Long-term outcome in Caucasian patients with chronic hepatitis B virus infection after HBsAg seroclearance
Background & Aims
The natural course after hepatitis B surface antigen (HBsAg) seroclearance in Caucasian patients with chronic hepatitis B virus (HBV) infection is not well-defined. To investigate the clinical characteristics and outcome in a series of European Caucasian patients with chronic HBV infection according to HBsAg response over time.
A total of 612 patients with compensated chronic HBV infection and without other cause of liver disease were prospectively followed up. Seventy-eight subjects cleared HBsAg and 534 remained HBsAg-positive. Clinical and virological examinations were periodically performed and development of cirrhosis and liver-related complications was monitored during a mean follow-up time of 9.9 years.

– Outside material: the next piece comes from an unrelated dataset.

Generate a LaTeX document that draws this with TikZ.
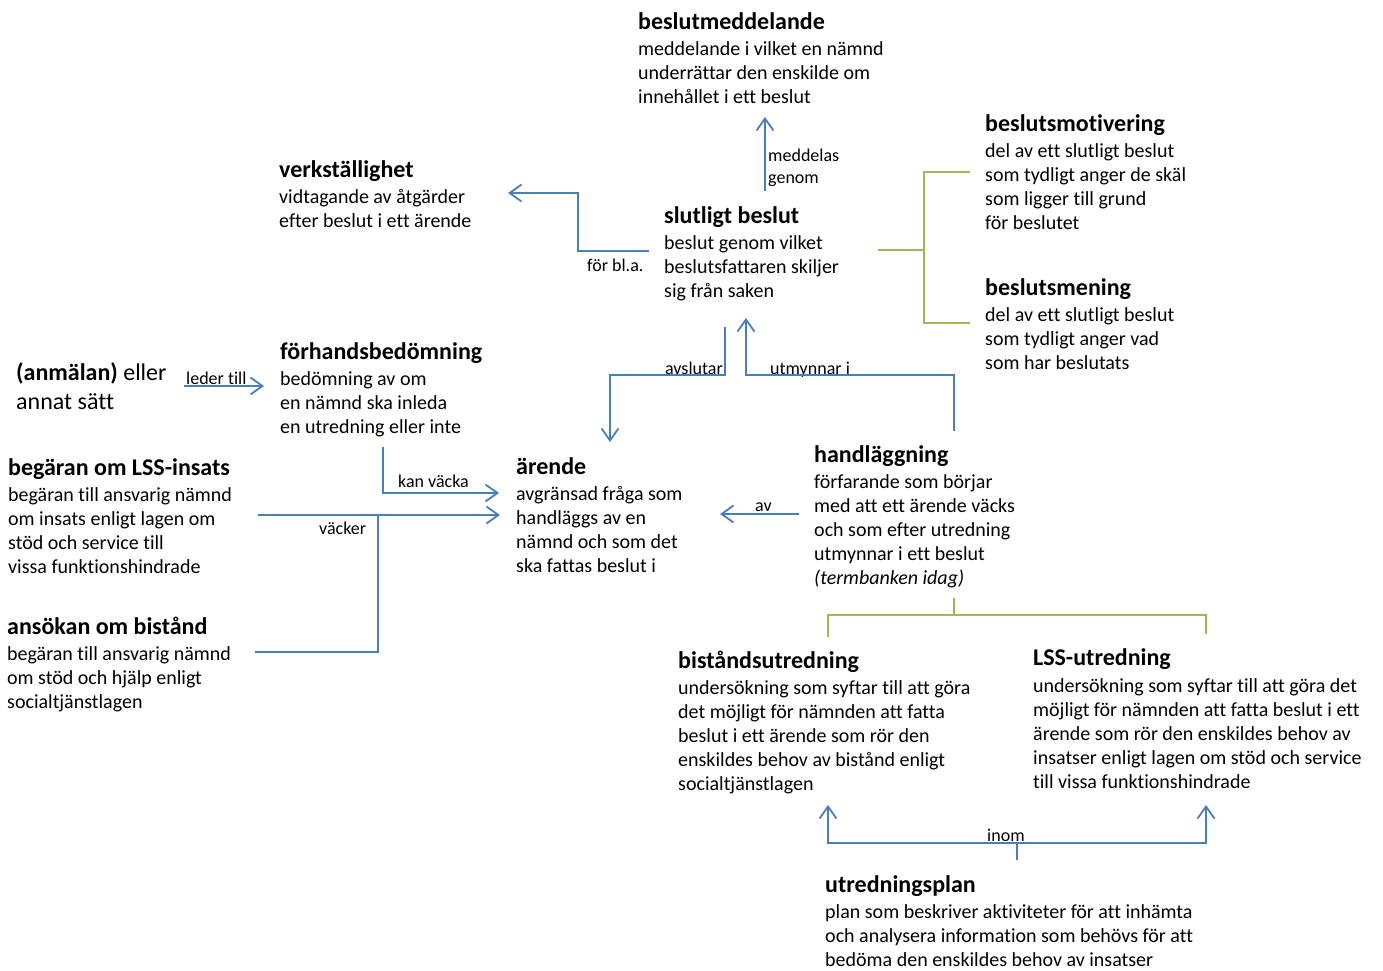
\documentclass[tikz,border=0pt]{standalone}
\usepackage{fontspec}
\setmainfont{Carlito}[Ligatures=NoCommon]
\usetikzlibrary{arrows.meta}
\definecolor{bl}{HTML}{4A7EBB}
\definecolor{gr}{HTML}{9BBB59}
\tikzset{
  ttl/.style={font=\fontsize{24}{29}\selectfont\bfseries, anchor=base west, inner sep=0pt},
  bdy/.style={font=\fontsize{20}{24}\selectfont, anchor=base west, align=left, inner sep=0pt},
  lbl/.style={font=\fontsize{18}{22}\selectfont, anchor=base west, align=left, inner sep=0pt},
  conn/.style={draw=bl, line width=1.8pt},
  arr/.style={conn, -{Straight Barb[length=12pt,width=17pt,line width=1.8pt]}},
  grn/.style={draw=gr, line width=1.8pt},
}
\begin{document}
\begin{tikzpicture}[x=1pt,y=-1pt]
\useasboundingbox (0,0) rectangle (1383,970);
\begin{scope}[yshift=-1pt]
% texts (multi-line nodes are placed by the baseline of their last line)
\node[ttl] (bm-t) at (638,28) {beslutmeddelande};
\node[bdy] (bm) at (638,102) {meddelande i vilket en nämnd\\underrättar den enskilde om\\innehållet i ett beslut};
\node[ttl] (vk-t) at (279,176) {verkställighet};
\node[bdy] (vk) at (279,226) {vidtagande av åtgärder\\efter beslut i ett ärende};
\node[ttl] (sb-t) at (664,222) {slutligt beslut};
\node[bdy] (sb) at (664,296) {beslut genom vilket\\beslutsfattaren skiljer\\sig från saken};
\node[ttl] (bmo-t) at (985,130) {beslutsmotivering};
\node[bdy] (bmo) at (985,228) {del av ett slutligt beslut\\som tydligt anger de skäl\\som ligger till grund\\för beslutet};
\node[ttl] (bme-t) at (985,294) {beslutsmening};
\node[bdy] (bme) at (985,368) {del av ett slutligt beslut\\som tydligt anger vad\\som har beslutats};
\node[font=\fontsize{24}{29}\selectfont, anchor=base west, align=left, inner sep=0pt] (an) at (16,408) {\textbf{(anmälan)} eller\\annat sätt};
\node[ttl] (fb-t) at (280,358) {förhandsbedömning};
\node[bdy] (fb) at (280,432) {bedömning av om\\en nämnd ska inleda\\en utredning eller inte};
\node[ttl] (lss-t) at (8,474) {begäran om LSS-insats};
\node[bdy] (lss) at (8,572) {begäran till ansvarig nämnd\\om insats enligt lagen om\\stöd och service till\\vissa funktionshindrade};
\node[ttl] (ar-t) at (516,473) {ärende};
\node[bdy] (ar) at (516,571) {avgränsad fråga som\\handläggs av en\\nämnd och som det\\ska fattas beslut i};
\node[ttl] (hl-t) at (814,461) {handläggning};
\node[bdy] (hl) at (814,583) {förfarande som börjar\\med att ett ärende väcks\\och som efter utredning\\utmynnar i ett beslut\\\textit{(termbanken idag)}};
\node[ttl] (ab-t) at (7,633) {ansökan om bistånd};
\node[bdy] (ab) at (7,707) {begäran till ansvarig nämnd\\om stöd och hjälp enligt\\socialtjänstlagen};
\node[ttl] (bu-t) at (678,667) {biståndsutredning};
\node[bdy] (bu) at (678,789) {undersökning som syftar till att göra\\det möjligt för nämnden att fatta\\beslut i ett ärende som rör den\\enskildes behov av bistånd enligt\\socialtjänstlagen};
\node[ttl] (lu-t) at (1033,664) {LSS-utredning};
\node[bdy] (lu) at (1033,787) {undersökning som syftar till att göra det\\möjligt för nämnden att fatta beslut i ett\\ärende som rör den enskildes behov av\\insatser enligt lagen om stöd och service\\till vissa funktionshindrade};
\node[ttl] (up-t) at (825,891) {utredningsplan};
\node[bdy] (up) at (825,965) {plan som beskriver aktiviteter för att inhämta\\och analysera information som behövs för att\\bedöma den enskildes behov av insatser};
% labels
\node[lbl] (lm) at (768,182) {meddelas\\genom};
\node[lbl] (lf) at (587,270) {för bl.a.};
\node[lbl] (ll) at (186,383) {leder till};
\node[lbl, anchor=base east] (la) at (723,373) {avslutar};
\node[lbl] (lu2) at (770,373) {utmynnar i};
\node[lbl] (lk) at (398,486) {kan väcka};
\node[lbl] (lv) at (319,533) {väcker};
\node[lbl] (lav) at (755,510) {av};
\node[lbl] (li) at (987,840) {inom};
\end{scope}
% coordinates
\coordinate (m0) at (765,191); \coordinate (m1) at (765,117);
\coordinate (f0) at (649,251); \coordinate (f1) at (578,251); \coordinate (f2) at (578,193); \coordinate (f3) at (508,193);
\coordinate (l0) at (184,386); \coordinate (l1) at (264,386);
\coordinate (a0) at (725,327); \coordinate (a1) at (725,375); \coordinate (a2) at (610,375); \coordinate (a3) at (610,442);
\coordinate (u0) at (954,431); \coordinate (u1) at (954,375); \coordinate (u2) at (746,375); \coordinate (u3) at (746,318);
\coordinate (k0) at (383,447); \coordinate (k1) at (383,493); \coordinate (k2) at (499,493);
\coordinate (v0) at (258,515); \coordinate (v1) at (500,515);
\coordinate (w0) at (255,652); \coordinate (w1) at (378,652); \coordinate (w2) at (378,515);
\coordinate (av0) at (799,514); \coordinate (av1) at (720,514);
\coordinate (i0) at (1017,860); \coordinate (i1) at (1017,843);
\coordinate (i2) at (828,843); \coordinate (i3) at (828,805);
\coordinate (i4) at (1206,843); \coordinate (i5) at (1206,805);
% blue connectors
\draw[arr] (m0) -- (m1);
\draw[arr] (f0) -- (f1) -- (f2) -- (f3);
\draw[arr] (l0) -- (l1);
\draw[arr] (a0) -- (a1) -- (a2) -- (a3);
\draw[arr] (u0) -- (u1) -- (u2) -- (u3);
\draw[arr] (k0) -- (k1) -- (k2);
\draw[arr] (v0) -- (v1);
\draw[conn] (w0) -- (w1) -- (w2);
\draw[arr] (av0) -- (av1);
\draw[conn] (i0) -- (i1);
\draw[arr] (i1) -- (i2) -- (i3);
\draw[arr] (i1) -- (i4) -- (i5);
% green brackets
\coordinate (g0) at (878,250); \coordinate (g1) at (924,250);
\coordinate (g2) at (924,172); \coordinate (g3) at (970,172);
\coordinate (g4) at (924,323); \coordinate (g5) at (970,323);
\draw[grn] (g0) -- (g1);
\draw[grn] (g3) -- (g2) -- (g4) -- (g5);
\coordinate (h0) at (954,598); \coordinate (h1) at (954,615);
\coordinate (h2) at (828,615); \coordinate (h3) at (828,637);
\coordinate (h4) at (1206,615); \coordinate (h5) at (1206,634);
\draw[grn] (h0) -- (h1);
\draw[grn] (h3) -- (h2) -- (h4) -- (h5);
\end{tikzpicture}
\end{document}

After HBsAg seroclearance, serum HBV DNA was undetectable in 38 patients in whom it was tested and HBsAg reappearance was observed in two subjects (2.6%). At 15 years of follow-up, the cumulative probability of developing a liver-related complication was 11.6% in HBsAg-positive patients and 1.8% in those with HBsAg loss (P = 0.03), although this benefit was limited to patients with cirrhosis (P < 0.001) and to those who received therapy (P < 0.01). Among patients without cirrhosis and among those who did not receive therapy, the probability was not different between those who cleared the HBsAg and those who did not (P = 0.3 and P = 0.5 respectively).
Hepatitis B surface antigen loss confers a significant clinical benefit in Caucasian subjects with HBV-related cirrhosis and in those with chronic HBV infection who receive antiviral therapy. However, HBsAg reappearance can be observed in selected cases.